The first synthetic coating that would stay hard in hot weather was invented in the 1930s by a Minneapolitan named Frank Martoccio. He had been a macaroni maker until one of his factory engines burned out; he found a replacement in a defunct candy factory and was talked into buying the whole plant, and before long he was one of the biggest candy moguls, offering brands like Zero and Milk Shake.
The Depression brought lean times to the candy-bar business, and not until the late 1930s did the industry begin to recover. When war struck again, the makers of candy bars once more were pressed into service supplying the troops. Hershey made “field ration D,” a refined chocolate that didn’t melt at high temperatures, and it was packed in kits for soldiers, sailors, and Marines. On the home front, as the supply of chocolate dwindled, manufacturers struggled to concoct new bars from ingredients such as peanuts and marshmallows and gave them patriotic names like Torpedo.
If World War I made candy bars a major industry, World War II made them a worldwide symbol of America. The GI handing out candy bars to children came to stand for liberation everywhere. Hershey bars became an international wartime currency for barter.

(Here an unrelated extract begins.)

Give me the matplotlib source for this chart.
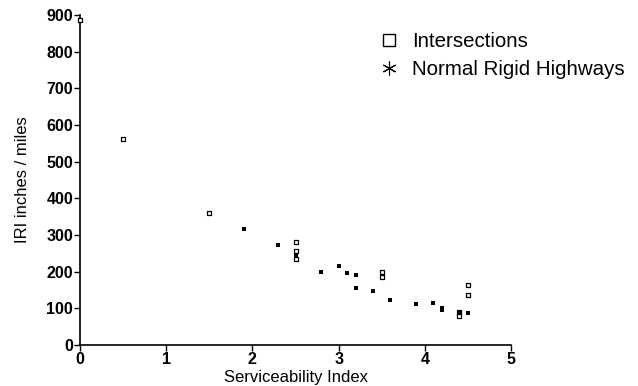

After the war candy bars became bigger business than ever. National brands began to predominate, with fewer companies commanding more and more of the market. The golden age of profuse and colorful local brands drew to a close. Foreign countries began for the first time to get into the act, making American-style candy bars of their own. Lately some foreign manufacturers have even begun to market their products in the United States, either buying American companies or selling their native brands. Except in the area of pure chocolate, however, they haven’t made many inroads, and it will probably be a very long time before France’s La Nougat and Japan’s Lotte Ghana Black displace Baby Ruth and the 3 Musketeers in the hearts and on the candy racks of America.